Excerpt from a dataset
_ _ _
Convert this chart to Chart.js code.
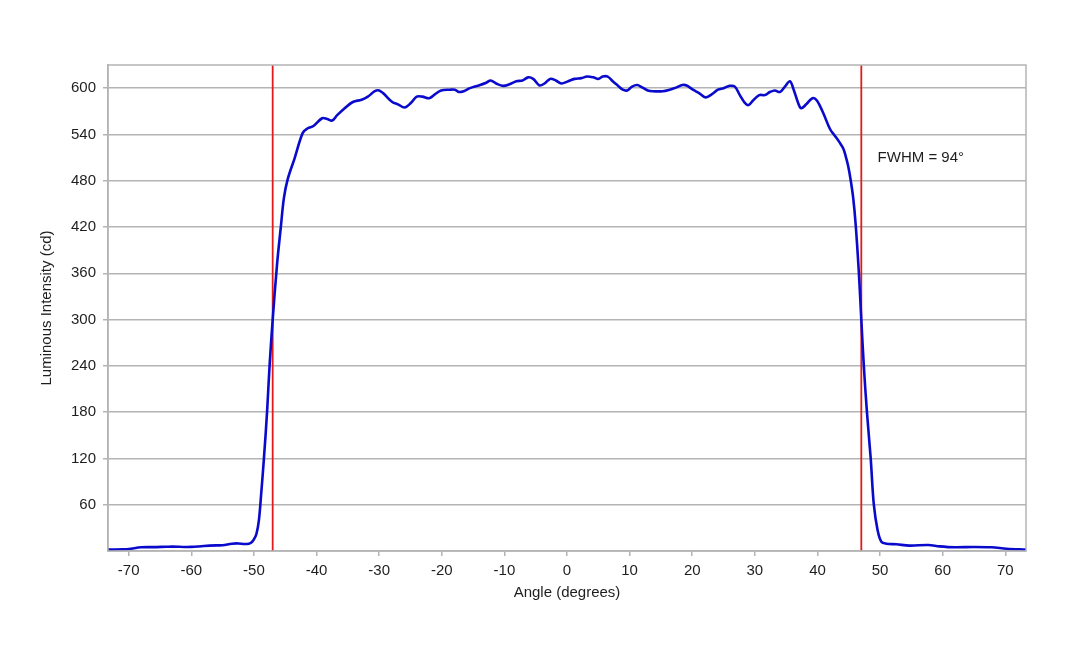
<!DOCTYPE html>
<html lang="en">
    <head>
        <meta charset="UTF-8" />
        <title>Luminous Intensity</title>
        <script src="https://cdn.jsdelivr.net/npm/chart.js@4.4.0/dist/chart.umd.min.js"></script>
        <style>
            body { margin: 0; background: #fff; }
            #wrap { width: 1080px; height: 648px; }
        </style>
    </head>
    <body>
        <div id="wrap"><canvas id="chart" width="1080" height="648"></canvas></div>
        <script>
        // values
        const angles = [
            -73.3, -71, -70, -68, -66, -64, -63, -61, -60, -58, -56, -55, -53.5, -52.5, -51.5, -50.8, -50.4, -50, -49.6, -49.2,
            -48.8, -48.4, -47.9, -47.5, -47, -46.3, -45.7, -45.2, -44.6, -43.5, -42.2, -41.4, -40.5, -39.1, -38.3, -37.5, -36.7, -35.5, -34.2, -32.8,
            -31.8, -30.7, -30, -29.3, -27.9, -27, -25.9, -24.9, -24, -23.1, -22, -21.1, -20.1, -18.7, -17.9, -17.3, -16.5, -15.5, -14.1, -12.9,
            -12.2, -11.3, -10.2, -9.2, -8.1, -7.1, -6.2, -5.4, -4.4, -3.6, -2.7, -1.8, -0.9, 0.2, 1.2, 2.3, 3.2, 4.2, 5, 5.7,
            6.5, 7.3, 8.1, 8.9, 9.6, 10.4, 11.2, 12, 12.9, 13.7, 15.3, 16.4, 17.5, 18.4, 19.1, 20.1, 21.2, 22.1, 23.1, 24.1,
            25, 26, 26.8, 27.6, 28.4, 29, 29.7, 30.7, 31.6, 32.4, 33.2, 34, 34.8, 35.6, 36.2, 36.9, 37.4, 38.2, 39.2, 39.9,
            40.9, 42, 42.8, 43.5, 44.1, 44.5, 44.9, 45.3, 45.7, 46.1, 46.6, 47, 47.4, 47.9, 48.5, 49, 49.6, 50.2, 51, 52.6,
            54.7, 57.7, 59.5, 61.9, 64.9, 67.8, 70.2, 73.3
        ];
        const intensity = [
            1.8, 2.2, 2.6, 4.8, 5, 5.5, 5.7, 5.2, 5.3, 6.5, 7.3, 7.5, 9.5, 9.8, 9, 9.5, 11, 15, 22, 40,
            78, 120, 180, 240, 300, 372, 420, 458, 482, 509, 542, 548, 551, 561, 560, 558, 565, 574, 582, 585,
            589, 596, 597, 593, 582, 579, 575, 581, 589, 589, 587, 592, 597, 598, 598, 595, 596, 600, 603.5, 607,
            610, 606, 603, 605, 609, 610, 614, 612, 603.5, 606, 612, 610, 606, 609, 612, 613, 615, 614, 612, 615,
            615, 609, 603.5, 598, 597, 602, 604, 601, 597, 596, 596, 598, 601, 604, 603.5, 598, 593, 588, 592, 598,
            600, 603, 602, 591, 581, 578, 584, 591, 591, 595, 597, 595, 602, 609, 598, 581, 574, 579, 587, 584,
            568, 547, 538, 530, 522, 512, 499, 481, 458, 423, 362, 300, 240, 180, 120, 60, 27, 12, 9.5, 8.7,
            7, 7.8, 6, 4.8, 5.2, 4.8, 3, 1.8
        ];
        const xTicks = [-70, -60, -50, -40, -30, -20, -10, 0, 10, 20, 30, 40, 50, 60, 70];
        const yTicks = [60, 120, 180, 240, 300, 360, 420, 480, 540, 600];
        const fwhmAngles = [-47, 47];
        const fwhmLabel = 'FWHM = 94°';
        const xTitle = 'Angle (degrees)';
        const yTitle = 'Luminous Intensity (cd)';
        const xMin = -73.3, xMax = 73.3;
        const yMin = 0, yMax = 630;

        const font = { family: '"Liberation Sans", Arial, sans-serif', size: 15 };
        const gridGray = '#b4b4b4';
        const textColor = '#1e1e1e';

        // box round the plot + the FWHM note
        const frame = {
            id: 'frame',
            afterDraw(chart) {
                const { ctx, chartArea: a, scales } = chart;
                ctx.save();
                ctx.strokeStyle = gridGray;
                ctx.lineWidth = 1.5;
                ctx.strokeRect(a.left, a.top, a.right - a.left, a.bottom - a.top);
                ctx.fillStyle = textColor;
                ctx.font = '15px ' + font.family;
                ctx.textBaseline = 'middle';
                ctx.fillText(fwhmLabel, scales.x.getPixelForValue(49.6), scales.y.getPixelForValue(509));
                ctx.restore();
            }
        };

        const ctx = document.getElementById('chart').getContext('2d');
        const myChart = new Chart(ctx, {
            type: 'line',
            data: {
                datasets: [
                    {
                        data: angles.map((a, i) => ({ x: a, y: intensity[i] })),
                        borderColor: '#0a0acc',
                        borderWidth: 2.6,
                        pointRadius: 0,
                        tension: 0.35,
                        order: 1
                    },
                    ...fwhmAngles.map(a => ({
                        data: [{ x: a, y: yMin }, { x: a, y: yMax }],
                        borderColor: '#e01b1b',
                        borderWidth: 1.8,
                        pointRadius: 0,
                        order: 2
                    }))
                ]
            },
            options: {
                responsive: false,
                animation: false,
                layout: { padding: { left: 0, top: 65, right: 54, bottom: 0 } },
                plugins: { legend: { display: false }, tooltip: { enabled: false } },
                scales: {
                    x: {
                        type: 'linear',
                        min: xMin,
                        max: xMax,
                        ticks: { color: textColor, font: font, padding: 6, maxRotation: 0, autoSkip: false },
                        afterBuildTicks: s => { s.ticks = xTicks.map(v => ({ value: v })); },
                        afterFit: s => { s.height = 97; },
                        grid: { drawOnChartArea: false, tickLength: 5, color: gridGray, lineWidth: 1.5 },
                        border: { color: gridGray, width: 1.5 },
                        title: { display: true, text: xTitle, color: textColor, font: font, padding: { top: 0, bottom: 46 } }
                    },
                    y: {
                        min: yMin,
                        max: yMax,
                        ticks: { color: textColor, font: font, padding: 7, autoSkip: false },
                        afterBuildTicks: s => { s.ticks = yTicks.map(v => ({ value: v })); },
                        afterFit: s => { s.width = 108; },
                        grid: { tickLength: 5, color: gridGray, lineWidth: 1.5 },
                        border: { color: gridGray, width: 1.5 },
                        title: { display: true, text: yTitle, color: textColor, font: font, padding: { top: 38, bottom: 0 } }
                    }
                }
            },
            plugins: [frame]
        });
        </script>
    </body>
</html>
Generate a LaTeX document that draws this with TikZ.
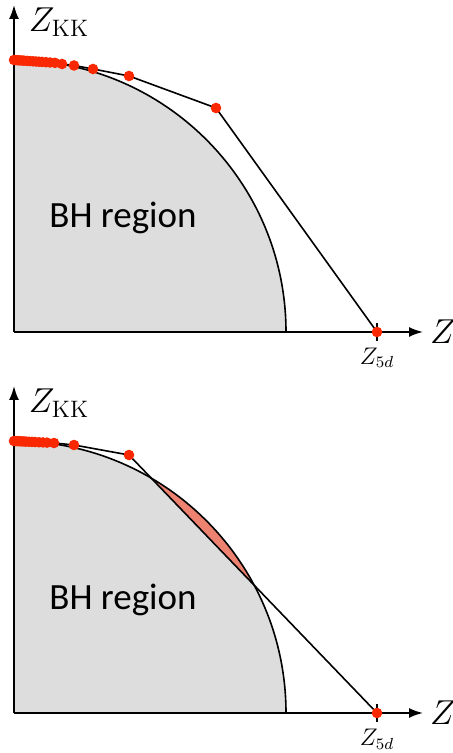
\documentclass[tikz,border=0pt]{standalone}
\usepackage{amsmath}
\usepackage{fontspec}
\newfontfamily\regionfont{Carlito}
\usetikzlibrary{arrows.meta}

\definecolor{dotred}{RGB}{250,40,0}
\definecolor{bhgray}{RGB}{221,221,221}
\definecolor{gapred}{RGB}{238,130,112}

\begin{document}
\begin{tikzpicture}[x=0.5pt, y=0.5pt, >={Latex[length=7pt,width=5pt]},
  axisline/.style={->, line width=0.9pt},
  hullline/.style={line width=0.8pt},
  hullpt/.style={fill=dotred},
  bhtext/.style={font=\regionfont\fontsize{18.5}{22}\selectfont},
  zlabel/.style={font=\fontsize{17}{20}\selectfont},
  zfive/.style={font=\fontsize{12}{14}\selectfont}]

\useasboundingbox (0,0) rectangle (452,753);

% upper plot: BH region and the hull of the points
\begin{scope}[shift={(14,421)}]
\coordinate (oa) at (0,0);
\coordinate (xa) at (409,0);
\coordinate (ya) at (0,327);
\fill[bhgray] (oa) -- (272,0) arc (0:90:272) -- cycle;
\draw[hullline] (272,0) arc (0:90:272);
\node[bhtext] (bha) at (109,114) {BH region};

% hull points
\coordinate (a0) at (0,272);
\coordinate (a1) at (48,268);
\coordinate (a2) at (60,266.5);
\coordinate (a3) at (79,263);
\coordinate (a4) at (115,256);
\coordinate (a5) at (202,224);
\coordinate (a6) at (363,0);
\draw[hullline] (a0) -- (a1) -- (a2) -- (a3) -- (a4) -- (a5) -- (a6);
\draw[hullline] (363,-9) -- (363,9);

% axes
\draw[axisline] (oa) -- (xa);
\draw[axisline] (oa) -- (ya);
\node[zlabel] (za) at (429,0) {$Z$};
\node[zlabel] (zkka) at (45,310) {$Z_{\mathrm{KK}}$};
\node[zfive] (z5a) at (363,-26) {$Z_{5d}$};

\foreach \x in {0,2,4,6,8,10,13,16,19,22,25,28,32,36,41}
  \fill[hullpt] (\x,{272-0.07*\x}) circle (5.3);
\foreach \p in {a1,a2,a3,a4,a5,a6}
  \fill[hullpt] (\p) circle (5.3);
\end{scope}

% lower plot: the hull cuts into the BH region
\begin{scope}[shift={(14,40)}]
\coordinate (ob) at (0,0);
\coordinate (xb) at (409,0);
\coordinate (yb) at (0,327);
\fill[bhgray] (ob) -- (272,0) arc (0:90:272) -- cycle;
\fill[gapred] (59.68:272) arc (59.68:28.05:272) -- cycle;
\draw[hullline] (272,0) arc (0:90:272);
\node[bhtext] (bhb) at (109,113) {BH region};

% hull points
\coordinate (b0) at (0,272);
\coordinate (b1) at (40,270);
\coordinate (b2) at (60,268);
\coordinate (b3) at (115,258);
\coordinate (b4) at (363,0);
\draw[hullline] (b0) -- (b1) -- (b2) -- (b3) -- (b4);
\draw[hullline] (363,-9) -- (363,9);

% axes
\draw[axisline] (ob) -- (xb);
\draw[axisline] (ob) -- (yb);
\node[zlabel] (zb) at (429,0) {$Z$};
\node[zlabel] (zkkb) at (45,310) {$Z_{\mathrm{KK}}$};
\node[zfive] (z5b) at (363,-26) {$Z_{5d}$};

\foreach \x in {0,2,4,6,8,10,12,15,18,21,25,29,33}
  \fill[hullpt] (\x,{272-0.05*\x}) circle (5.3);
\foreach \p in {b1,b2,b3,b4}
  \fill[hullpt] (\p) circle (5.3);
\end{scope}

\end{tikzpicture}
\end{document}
_ _ _
Short exercise -> Exactly as they appear, write out the lines from the one containing "Generate a LaTeX" down to the one containing "(0,0) rectangle (452,753);", both included. Pictures are left out.

Answer to this task ->
Generate a LaTeX document that draws this with TikZ.
\documentclass[tikz,border=0pt]{standalone}
\usepackage{amsmath}
\usepackage{fontspec}
\newfontfamily\regionfont{Carlito}
\usetikzlibrary{arrows.meta}

\definecolor{dotred}{RGB}{250,40,0}
\definecolor{bhgray}{RGB}{221,221,221}
\definecolor{gapred}{RGB}{238,130,112}

\begin{document}
\begin{tikzpicture}[x=0.5pt, y=0.5pt, >={Latex[length=7pt,width=5pt]},
  axisline/.style={->, line width=0.9pt},
  hullline/.style={line width=0.8pt},
  hullpt/.style={fill=dotred},
  bhtext/.style={font=\regionfont\fontsize{18.5}{22}\selectfont},
  zlabel/.style={font=\fontsize{17}{20}\selectfont},
  zfive/.style={font=\fontsize{12}{14}\selectfont}]

\useasboundingbox (0,0) rectangle (452,753);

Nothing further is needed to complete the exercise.